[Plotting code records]
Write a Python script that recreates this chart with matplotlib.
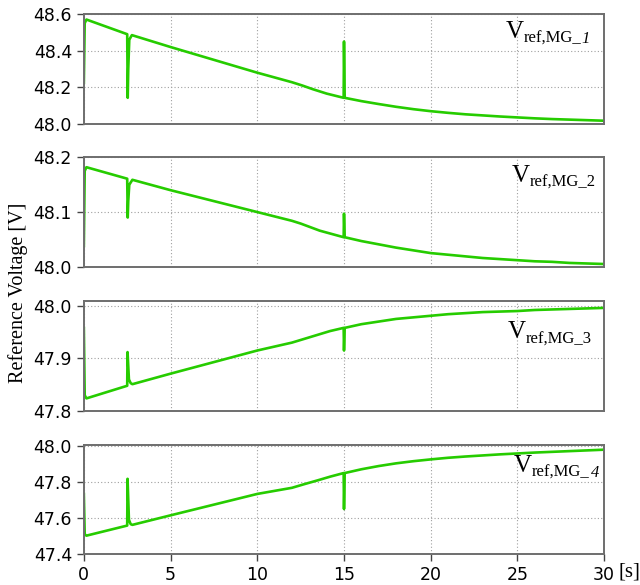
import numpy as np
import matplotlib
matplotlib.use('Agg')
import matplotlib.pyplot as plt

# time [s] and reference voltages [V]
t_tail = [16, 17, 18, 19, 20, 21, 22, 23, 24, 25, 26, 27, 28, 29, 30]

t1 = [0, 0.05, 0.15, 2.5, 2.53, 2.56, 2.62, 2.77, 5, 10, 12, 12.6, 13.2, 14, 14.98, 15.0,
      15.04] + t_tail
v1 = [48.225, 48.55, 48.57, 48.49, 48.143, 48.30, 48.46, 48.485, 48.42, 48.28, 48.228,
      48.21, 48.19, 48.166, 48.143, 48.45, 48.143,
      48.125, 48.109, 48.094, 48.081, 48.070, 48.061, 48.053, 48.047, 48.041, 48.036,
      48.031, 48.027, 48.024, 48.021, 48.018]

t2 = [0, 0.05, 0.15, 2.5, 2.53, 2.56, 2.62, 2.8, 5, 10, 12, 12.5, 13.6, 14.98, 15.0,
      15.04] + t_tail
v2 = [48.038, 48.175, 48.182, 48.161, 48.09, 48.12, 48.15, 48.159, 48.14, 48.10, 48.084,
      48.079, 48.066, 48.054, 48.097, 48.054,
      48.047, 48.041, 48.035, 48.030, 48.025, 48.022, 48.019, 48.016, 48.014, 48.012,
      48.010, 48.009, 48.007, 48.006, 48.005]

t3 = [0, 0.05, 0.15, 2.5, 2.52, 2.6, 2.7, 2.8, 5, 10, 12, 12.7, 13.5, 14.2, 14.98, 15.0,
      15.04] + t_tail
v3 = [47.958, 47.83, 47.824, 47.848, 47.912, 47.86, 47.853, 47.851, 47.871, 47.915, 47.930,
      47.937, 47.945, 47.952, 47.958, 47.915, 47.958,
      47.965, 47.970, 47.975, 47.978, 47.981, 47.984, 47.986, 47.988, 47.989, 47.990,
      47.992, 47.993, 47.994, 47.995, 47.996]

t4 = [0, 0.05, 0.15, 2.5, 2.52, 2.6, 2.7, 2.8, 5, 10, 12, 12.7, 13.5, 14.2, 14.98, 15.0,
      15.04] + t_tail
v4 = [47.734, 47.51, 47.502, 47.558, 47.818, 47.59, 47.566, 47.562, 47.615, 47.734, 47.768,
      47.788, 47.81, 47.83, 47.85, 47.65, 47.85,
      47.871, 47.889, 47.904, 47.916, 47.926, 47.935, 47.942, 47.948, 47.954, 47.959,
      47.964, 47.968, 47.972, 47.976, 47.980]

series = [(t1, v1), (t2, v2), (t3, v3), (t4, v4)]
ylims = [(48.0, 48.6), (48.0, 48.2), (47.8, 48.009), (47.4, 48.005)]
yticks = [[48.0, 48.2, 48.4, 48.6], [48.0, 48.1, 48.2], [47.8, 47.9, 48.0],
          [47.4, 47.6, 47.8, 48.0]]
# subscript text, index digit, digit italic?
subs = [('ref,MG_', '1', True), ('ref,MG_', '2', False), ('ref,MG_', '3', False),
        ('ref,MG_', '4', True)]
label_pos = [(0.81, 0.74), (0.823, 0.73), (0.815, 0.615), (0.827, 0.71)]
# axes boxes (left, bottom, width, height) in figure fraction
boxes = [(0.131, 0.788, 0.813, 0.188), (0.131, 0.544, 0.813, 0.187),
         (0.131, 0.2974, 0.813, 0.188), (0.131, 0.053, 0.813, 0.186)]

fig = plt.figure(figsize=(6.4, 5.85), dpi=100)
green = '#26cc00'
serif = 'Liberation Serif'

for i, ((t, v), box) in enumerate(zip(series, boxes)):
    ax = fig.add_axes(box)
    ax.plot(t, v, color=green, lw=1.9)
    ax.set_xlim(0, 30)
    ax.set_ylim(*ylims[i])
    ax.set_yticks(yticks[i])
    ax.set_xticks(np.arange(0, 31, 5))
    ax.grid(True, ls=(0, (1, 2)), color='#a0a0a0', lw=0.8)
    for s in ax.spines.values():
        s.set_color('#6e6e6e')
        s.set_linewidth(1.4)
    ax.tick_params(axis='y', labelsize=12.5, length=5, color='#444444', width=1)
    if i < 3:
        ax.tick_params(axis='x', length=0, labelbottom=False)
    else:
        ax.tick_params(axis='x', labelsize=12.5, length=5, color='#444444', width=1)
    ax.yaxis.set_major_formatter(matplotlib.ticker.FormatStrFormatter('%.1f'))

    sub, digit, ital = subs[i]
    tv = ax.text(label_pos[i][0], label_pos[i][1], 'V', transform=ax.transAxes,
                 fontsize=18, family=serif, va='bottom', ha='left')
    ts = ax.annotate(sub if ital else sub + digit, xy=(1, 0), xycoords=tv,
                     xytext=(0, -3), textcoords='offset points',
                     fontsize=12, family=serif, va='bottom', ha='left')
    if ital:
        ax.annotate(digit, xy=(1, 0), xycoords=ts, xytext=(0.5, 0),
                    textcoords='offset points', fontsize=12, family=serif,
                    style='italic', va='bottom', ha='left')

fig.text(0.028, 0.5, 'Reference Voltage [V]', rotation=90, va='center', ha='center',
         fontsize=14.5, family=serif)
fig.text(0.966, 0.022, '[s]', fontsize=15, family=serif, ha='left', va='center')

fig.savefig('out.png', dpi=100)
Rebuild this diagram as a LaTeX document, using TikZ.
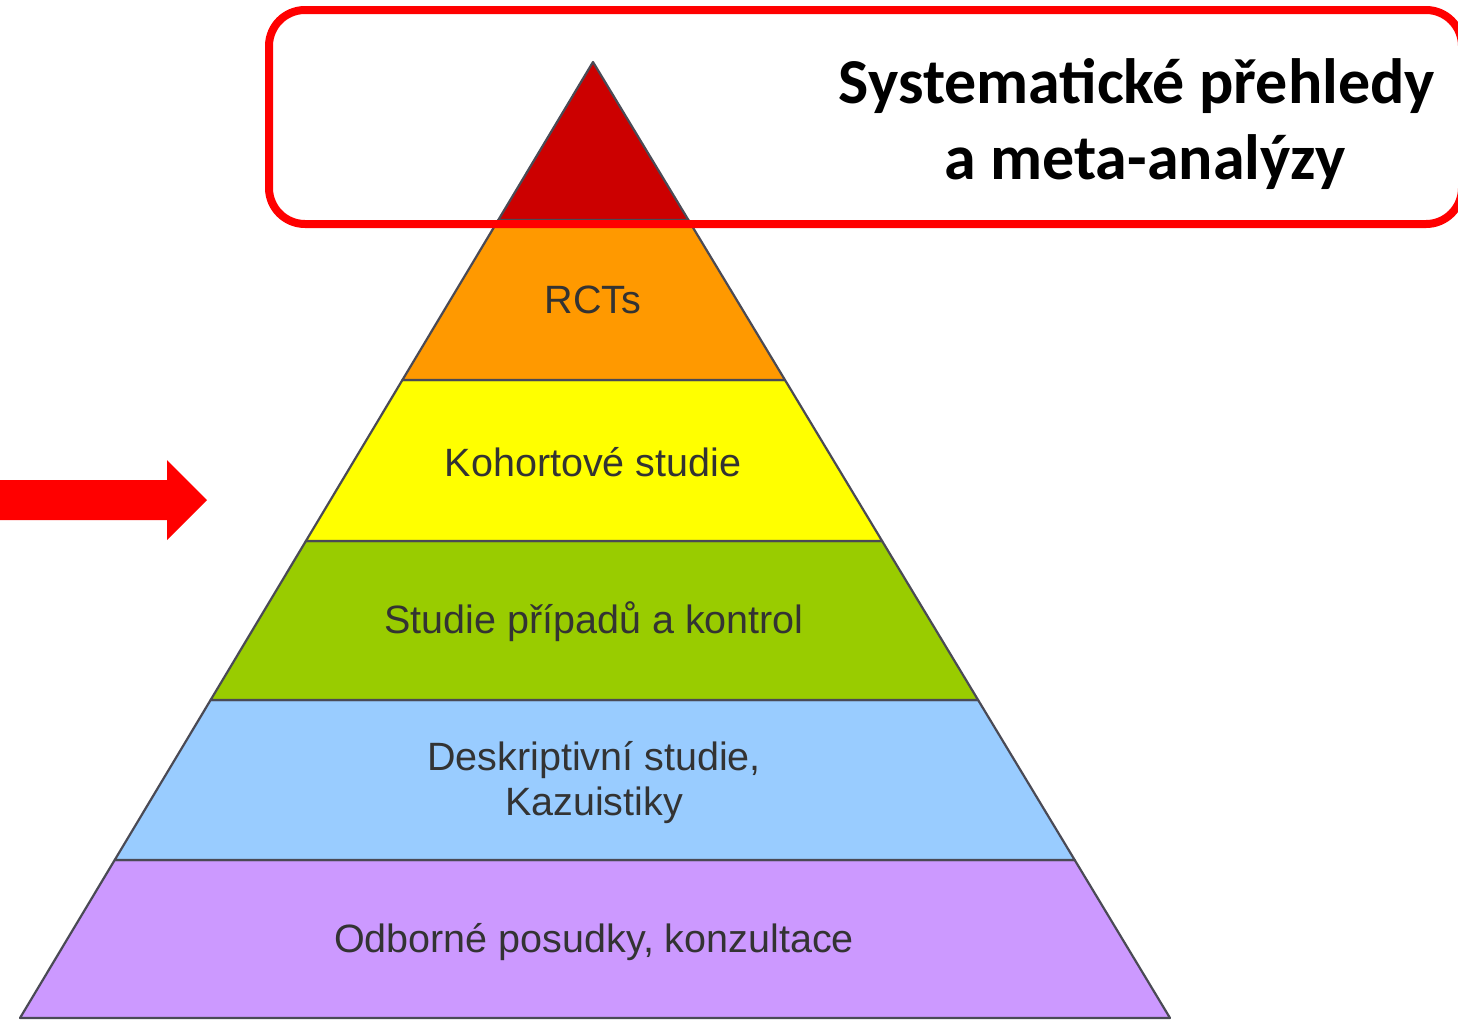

# What the task requires
Report only the number of lines in the listing that contain the word "this".

# Finished task
2